А на следующий день вроде все в порядке. Но он ведь сам врач, понимал, что необходимо провериться. Двадцать первого апреля мы ходили в Большой театр на скандальную оперу «Дети Розенталя». В театре ему стало совсем нехорошо: еле домой дотащила, фактически на себе.
В больницу Юра ехать отказывался. Не хотел подвести актрису, которую лечил: на пятнадцатое мая у нее была назначена премьера. Правдами и неправдами уговорила его сходить хотя бы в поликлинику. Уже оттуда мужа увезли в больницу на «неотложке».
Вначале подозревали инсульт. Когда, оставив Юру в палате, уезжала домой за тапочками и полотенцем, знакомый врач провожал словами: «Пока обернешься — мы ему все сделаем.
Через неделю будет как новенький». Но мужу на глазах становилось хуже. Вот уже и речь совсем нечленораздельная, и с движениями серьезные проблемы. Первого мая случился первый приступ. Как раз была Пасха, я привезла кулич освященный, яйца. Вижу: Юра вроде бы поел, разговелся. А потом вдруг, совершенно неожиданно, его разум помутился: начал меня гнать. Да с такой агрессией!
Мне объясняли, что мужики после инсульта бывают не в меру раздражительны. Но приступы учащались. Когда к Юре возвращался разум, он ничего не помнил. Смотрит на меня, понимает, что сделал что-то плохое, а спросить боится. Этот умоляющий вопросительный взгляд мне уже никогда не забыть. Муж ведь всегда был очень деликатным.
Звонит как-то ночью страшно раздраженный: очки украли! Утром я их нашла, просто завалились куда-то в палате. Юра очень переживал: «Ой, как неудобно, а я на медсестер накричал. Надо обязательно извиниться». И вдруг — рр-раз! — и на меня глядят уже совершенно безумные глаза.
Приступы начинались неожиданно. Я никого в больницу не пускала: не хотела, чтобы мужа видели в таком состоянии. Приходили только близкие родственники и наш друг кинорежиссер Женя Герасимов. Привозили девятимесячную внучку Анечку. Она ползает у Юры по животу, агукает, а я стою рядом ни жива ни мертва, молюсь: не дай бог «это» начнется. Страх был безумный, даже не передать — какой страх.
Врачи разводили руками. Не знали, как лечить, и дали мне «зеленую» улицу.
Я подняла на ноги всех неврологов Москвы. Но тут мужа перевели в другое отделение. Он ведь был очень сильным: во время приступов врачи уворачивались, чтобы синяков не получить. Мог увечье и себе причинить, в окно выпрыгнуть. Вот его и решили перевести с четвертого этажа на первый. А там отделение, в котором лежат одни бомжи да алкоголики.
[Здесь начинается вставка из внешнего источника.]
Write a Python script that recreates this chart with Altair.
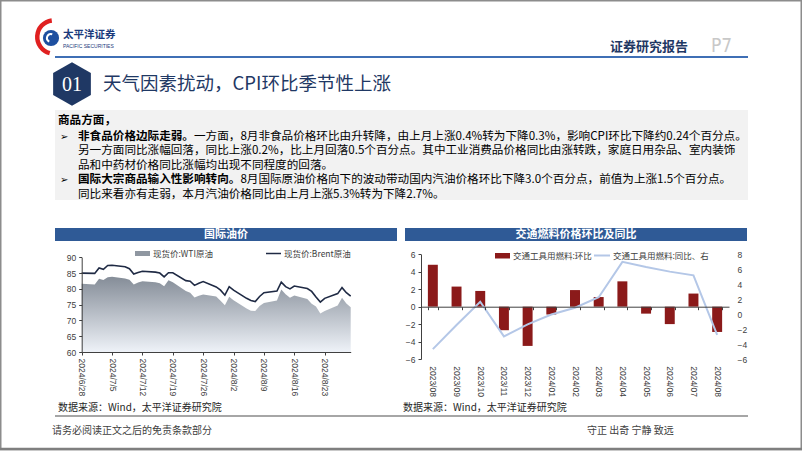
import altair as alt
import pandas as pd

FONT = "Noto Sans CJK SC"
AXFONT = "Liberation Sans"

# ---------------- data ----------------
oil_dates = ["2024/06/28", "2024/07/01", "2024/07/02", "2024/07/03", "2024/07/04", "2024/07/05",
             "2024/07/08", "2024/07/09", "2024/07/10", "2024/07/11", "2024/07/12",
             "2024/07/15", "2024/07/16", "2024/07/17", "2024/07/18", "2024/07/19",
             "2024/07/22", "2024/07/23", "2024/07/24", "2024/07/25", "2024/07/26",
             "2024/07/29", "2024/07/30", "2024/07/31", "2024/08/01", "2024/08/02",
             "2024/08/05", "2024/08/06", "2024/08/07", "2024/08/08", "2024/08/09",
             "2024/08/12", "2024/08/13", "2024/08/14", "2024/08/15", "2024/08/16",
             "2024/08/19", "2024/08/20", "2024/08/21", "2024/08/22", "2024/08/23",
             "2024/08/26", "2024/08/27", "2024/08/28", "2024/08/29"]
brent = [85.0, 84.9, 86.6, 86.2, 87.4, 87.5,
         87.0, 86.4, 84.7, 85.2, 85.6,
         85.3, 85.0, 83.8, 85.1, 85.1,
         82.6, 82.4, 81.1, 81.8, 82.3,
         80.6, 79.6, 78.0, 80.7, 79.6,
         77.0, 76.3, 76.0, 77.6, 78.8,
         79.3, 82.1, 80.7, 80.0, 80.9,
         80.1, 79.2, 77.4, 75.8, 77.0,
         78.5, 80.4, 78.8, 77.7]
wti = [81.6, 81.4, 83.2, 82.8, 83.7, 83.8,
       83.3, 82.9, 81.4, 82.0, 82.4,
       82.1, 81.8, 80.8, 82.7, 82.1,
       79.3, 78.8, 77.3, 77.8, 78.2,
       77.6, 76.2, 74.8, 77.5, 76.4,
       73.8, 73.1, 73.0, 74.6, 75.5,
       76.3, 79.8, 78.3, 77.2, 77.9,
       76.8, 75.3, 74.4, 72.2, 73.0,
       74.7, 77.2, 75.4, 74.2]
oil_ticks = [(2024, 6, 28), (2024, 7, 5), (2024, 7, 12), (2024, 7, 19), (2024, 7, 26),
             (2024, 8, 2), (2024, 8, 9), (2024, 8, 16), (2024, 8, 23)]
oil_y_ticks = [60, 65, 70, 75, 80, 85, 90]

fuel_months = ["2023/08", "2023/09", "2023/10", "2023/11", "2023/12", "2024/01", "2024/02",
               "2024/03", "2024/04", "2024/05", "2024/06", "2024/07", "2024/08"]
fuel_mom = [4.8, 2.3, 1.8, -2.7, -4.5, -0.9, 1.9, 1.1, 2.9, -0.8, -2.0, 1.5, -2.9]
fuel_yoy = [-4.6, -1.4, 1.7, -2.9, -1.3, 0.0, 0.9, 2.3, 7.0, 6.3, 5.7, 5.2, -2.7]
mom_ticks = [-6, -4, -2, 0, 2, 4, 6]
yoy_ticks = [-6, -4, -2, 0, 2, 4, 6, 8]

body_lines = [
    "商品方面，",
    "一方面，8月非食品价格环比由升转降，由上月上涨0.4%转为下降0.3%，影响CPI环比下降约0.24个百分点。",
    "另一方面同比涨幅回落，同比上涨0.2%，比上月回落0.5个百分点。其中工业消费品价格同比由涨转跌，家庭日用杂品、室内装饰",
    "品和中药材价格同比涨幅均出现不同程度的回落。",
    "8月国际原油价格向下的波动带动国内汽油价格环比下降3.0个百分点，前值为上涨1.5个百分点。",
    "同比来看亦有走弱，本月汽油价格同比由上月上涨5.3%转为下降2.7%。",
]
body_bold = ["非食品价格边际走弱。", "国际大宗商品输入性影响转向。"]

one = pd.DataFrame({"k": [0]})


def txt(s, x, y, size=11.0, color="#000000", weight="normal", align="left", font=FONT, baseline="middle"):
    return alt.Chart(one).mark_text(
        text=s, fontSize=size, color=color, fontWeight=weight, align=align,
        baseline=baseline, font=font
    ).encode(x=alt.value(x), y=alt.value(y))


def rect(x, x2, y, y2, color, **kw):
    return alt.Chart(one).mark_rect(color=color, **kw).encode(
        x=alt.value(x), x2=alt.value(x2), y=alt.value(y), y2=alt.value(y2))


def hrule(x, x2, y, color, width=1.0):
    return alt.Chart(one).mark_rule(color=color, strokeWidth=width).encode(
        x=alt.value(x), x2=alt.value(x2), y=alt.value(y))


layers = []

# ---------------- page decoration ----------------
layers.append(rect(0.75, 801.25, 0.75, 449.5, "white", fillOpacity=0, stroke="#8c8c8c", strokeWidth=1.5))
# logo
layers.append(alt.Chart(one).mark_arc(color="#e02020", radius=19, radius2=14.5,
                                      theta=3.4, theta2=6.15).encode(x=alt.value(54), y=alt.value(37)))
layers.append(alt.Chart(one).mark_point(shape="circle", filled=True, size=260, color="#1d4fa0",
                                        opacity=1).encode(x=alt.value(51), y=alt.value(38)))
layers.append(alt.Chart(one).mark_arc(color="white", radius=5, radius2=3,
                                      theta=3.6, theta2=6.6).encode(x=alt.value(51), y=alt.value(38)))
layers.append(txt("太平洋证券", 63, 35, size=10.5, color="#1a3a7c", weight="bold"))
layers.append(txt("PACIFIC SECURITIES", 63, 45.5, size=5, color="#1a3a7c", font=AXFONT))
layers.append(txt("证券研究报告", 610, 47, size=13, color="#1f3864", weight="bold"))
layers.append(txt("P7", 711, 46, size=19, color="#c8c8c8",
                  font="Liberation Sans Narrow, DejaVu Sans Condensed, Liberation Sans"))
layers.append(hrule(55, 748, 57, "#3f6fb5", 1.8))

# section badge + title
layers.append(alt.Chart(one).mark_point(
    shape="M0,-1L0.866,-0.5L0.866,0.5L0,1L-0.866,0.5L-0.866,-0.5Z",
    filled=True, size=1900, color="#1f3864", opacity=1).encode(x=alt.value(72), y=alt.value(84)))
layers.append(txt("01", 72, 85, size=20, color="white", font="Liberation Serif", align="center"))
layers.append(txt("天气因素扰动，CPI环比季节性上涨", 103, 84, size=18.5, color="#1f3864"))

# grey text box
layers.append(rect(55, 748, 110, 200, "#f2f2f2"))
BS = 11.6
ys = [121, 136.5, 151, 165.5, 180, 194.5]
layers.append(txt(body_lines[0], 58, ys[0], size=BS, weight="bold"))
layers.append(txt("➢", 60, ys[1], size=10, font="DejaVu Sans"))
layers.append(txt(body_bold[0], 78, ys[1], size=BS, weight="bold"))
layers.append(txt(body_lines[1], 78 + BS * len(body_bold[0]), ys[1], size=BS))
layers.append(txt(body_lines[2], 78, ys[2], size=BS))
layers.append(txt(body_lines[3], 78, ys[3], size=BS))
layers.append(txt("➢", 60, ys[4], size=10, font="DejaVu Sans"))
layers.append(txt(body_bold[1], 78, ys[4], size=BS, weight="bold"))
layers.append(txt(body_lines[4], 78 + BS * len(body_bold[1]), ys[4], size=BS))
layers.append(txt(body_lines[5], 78, ys[5], size=BS))

# chart title bars
layers.append(rect(55, 397, 228, 241, "#2f5a96"))
layers.append(txt("国际油价", 226, 234.5, size=11, color="white", weight="bold", align="center"))
layers.append(rect(405, 747, 228, 241, "#2f5a96"))
layers.append(txt("交通燃料价格环比及同比", 576, 234.5, size=11, color="white", weight="bold", align="center"))

# legends
grad = alt.Gradient(gradient="linear", x1=0, x2=0, y1=0, y2=1,
                    stops=[alt.GradientStop(color="#858d98", offset=0),
                           alt.GradientStop(color="#eef2f8", offset=1)])
layers.append(rect(135, 150, 251, 256, "#8f97a1"))
layers.append(txt("现货价:WTI原油", 153, 253.5, size=8.5, color="#404040"))
layers.append(hrule(266, 281, 253.5, "#1f2a44", 1.5))
layers.append(txt("现货价:Brent原油", 284, 253.5, size=8.5, color="#404040"))
layers.append(rect(495, 510, 253, 258.5, "#8b1a1a"))
layers.append(txt("交通工具用燃料:环比", 513, 255.5, size=8.5, color="#404040"))
layers.append(hrule(594, 610, 255.5, "#b4c7e7", 2))
layers.append(txt("交通工具用燃料:同比、右", 613, 255.5, size=8.5, color="#404040"))

# footer
layers.append(txt("数据来源：Wind，太平洋证券研究院", 58, 408, size=10, color="#262626"))
layers.append(txt("数据来源：Wind，太平洋证券研究院", 403, 408, size=10, color="#262626"))
layers.append(hrule(55, 748, 416, "#a6a6a6", 2))
layers.append(txt("请务必阅读正文之后的免责条款部分", 52, 431, size=10, color="#404040"))
layers.append(txt("守正 出奇 宁静 致远", 587, 431, size=10, color="#404040"))
layers.append(hrule(0, 802, 449, "#7f7f7f", 2.5))

# ---------------- left chart: oil prices ----------------
oil = pd.DataFrame({"date": oil_dates, "brent": brent, "wti": wti})
ax_common = dict(labelFont=AXFONT, labelFontSize=8.5, labelColor="#404040",
                 domainColor="#404040", tickColor="#404040", tickSize=3, grid=False, zindex=2)
x_oil = alt.X("date:T", title=None,
              scale=alt.Scale(range=[81.7, 350.7], nice=False),
              axis=alt.Axis(orient="bottom", offset=-99,
                            values=[alt.DateTime(year=a, month=b, date=c) for a, b, c in oil_ticks],
                            format="%Y/%-m/%-d", labelAngle=90, labelPadding=3, **ax_common))
y_oil_scale = alt.Scale(domain=[60, 90], range=[352, 257.3], nice=False, zero=False)
area = alt.Chart(oil).mark_area(color=grad, line=False).encode(
    x=x_oil,
    y=alt.Y("wti:Q", title=None, scale=y_oil_scale,
            axis=alt.Axis(orient="left", offset=-81.7, values=oil_y_ticks, labelPadding=3, **ax_common)),
    y2=alt.datum(60))
bline = alt.Chart(oil).mark_line(color="#1f2a44", strokeWidth=1.6).encode(
    x=alt.X("date:T"), y=alt.Y("brent:Q"))
oil_chart = alt.layer(area, bline)

# ---------------- right chart: fuel prices ----------------
fuel = pd.DataFrame({"month": fuel_months, "mom": fuel_mom, "yoy": fuel_yoy})
x_fuel = alt.X("month:N", title=None, sort=fuel_months,
               scale=alt.Scale(domain=fuel_months, range=[421, 729], paddingInner=0.58, paddingOuter=0.29),
               axis=alt.Axis(orient="bottom", offset=-144.3, labelAngle=90, labelPadding=56,
                             tickBand="extent", **ax_common))
bars = alt.Chart(fuel).mark_bar(color="#8b1a1a").encode(
    x=x_fuel,
    y=alt.Y("mom:Q", title=None, scale=alt.Scale(domain=[-6, 6], range=[359, 254.3], nice=False),
            axis=alt.Axis(orient="left", offset=-421, values=mom_ticks, labelPadding=3, **ax_common)))
yline = alt.Chart(fuel).mark_line(color="#b4c7e7", strokeWidth=2).encode(
    x=alt.X("month:N", sort=fuel_months),
    y=alt.Y("yoy:Q", title=None, scale=alt.Scale(domain=[-6, 8], range=[359.7, 254.3], nice=False),
            axis=alt.Axis(orient="right", offset=-73, values=yoy_ticks, domain=False, ticks=False,
                          labelPadding=8, labelFont=AXFONT, labelFontSize=8.5, labelColor="#404040",
                          grid=False, zindex=2)))
fuel_chart = alt.layer(bars, yline).resolve_scale(y="independent")

chart = alt.layer(*layers, oil_chart, fuel_chart).resolve_scale(
    x="independent", y="independent"
).properties(
    width=802, height=451, padding=0, autosize="none", background="white"
).configure_view(stroke=None)

chart.save("out.html", embed_options={"renderer": "svg", "actions": False})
Утром приезжаю, а санитары меня не пускают. Говорят: «Не положено». Даже сейчас не могу вспоминать спокойно. Такое им кричала, что, наверное, вообще нельзя говорить людям. Но мне было все равно: боролась за мужа. До последнего Юриного вздоха была уверена, что вытащу. Хваталась за любую соломинку. А санитарам было на него наплевать. И на то, что тоже врач, и на то, что не алкаш. Им просто хотелось спокойно спать ночью.
Я все-таки прорвалась к мужу и увидела, что у Юры синие руки. Значит, когда у него начался приступ, его связали. И что-то вкололи. Больше Юра в себя не приходил. Когда мы показали его светилу неврологии профессору Игорю Завалишину, тот только спросил: «Зачем вы мне привезли труп?»
Но я все равно продолжала надеяться. Днем двадцать седьмого мая брат Юры отпустил меня из больницы, где все время ночевала, приготовить какой-нибудь еды. Через силу, но мне удавалось все же кормить мужа. Я поставила варить мясо и побежала на службу в церковь, хотела поговорить с батюшкой. В храме вдруг спохватилась, что забыла снять с огня кастрюлю. Отчего-то так нехорошо сразу сделалось. Я выскочила со службы, метнулась домой, потом вновь вернулась в церковь... Вечером того дня Юру увезли в реанимацию, из которой он уже не вышел.
На похоронах я никому не разрешала плакать.